Our junior year of high school, one of my best friends tried to commit suicide. She found out her father had been cheating on her mom and her mom was in some trouble with the law. She also had really low self esteem. She took 100+ of two different kinds of pills and spent about 2 weeks in the hospital/psych ward. Even though I was one of her her best friends, for whatever reason, I was the person she talked to about it the least. The only time she directly spoke to me about it was in our senior year when a freshman who was going to our school was walking to school and got hit by a car and killed...on her fourth day of high school. Neither of us knew the girl, but the sadness surrounding her death haunted our school for a really long time. Aside from a boy who died of cancer our freshman year, this one of the first losses we had experienced of a young person in our school. The day that she died, I remember my best friend telling me that after looking around at all the people who were so sad about this girl's death, that she was really glad that her suicide attempt had failed because she wouldn't want to put any of us through that. Today she has so much more confidence in herself and the people she loves and I know she would never even come closing to trying again.
With all that being said, I'm not 100% sure about how I feel about it because at times I do feel like it's an easy way out, a weakness, and mostly selfish. My cousin, who I am incredibly close with, has cerebral palsy. She's bound to a wheel chair for the rest of her life (unless medical miracles occur), she can't feed herself, still wears diapers, sometimes people have a hard time understanding her, she'll never have children, probably won't get married, even though she's 20 years old, she still relies on adults, she has had multiple surgies to put metal rods in her arms and legs, and she doesn't have as long of an expected life span as a normal 20 year old. She also has to be one of the strongest , most positive people and I know. She never complains, laughs at everything, makes everyone laugh, laughs it off when people don't understand her, rarely gets frustrated, and cares more about making others happy than she does about doing things for herself (she still believes in Santa but cares more about giving others their presents on Christmas). And so when I hear of people who seem to have minor problems compared to what she has to deal with the for the rest of her life, sometime I does see their depression to the extent of suicide as a weakness.
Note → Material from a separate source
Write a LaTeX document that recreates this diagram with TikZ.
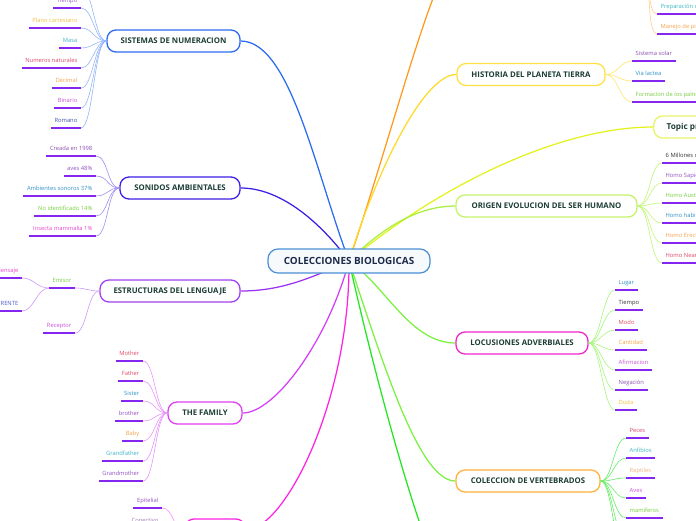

BUT, other times, I try and understand that some people just get to a point where they're so depressed that they lose a sense of rationality that would otherwise tell them that things aren't always going to be so bad. Some people truly feel they have no one to turn too, even if they do but don't realize it, and I know that that's not something I could possibly understand unless I was in the situation myself. In that sense, I don't see it as a weakness.
Sooo yea, my thoughts on this subject waver.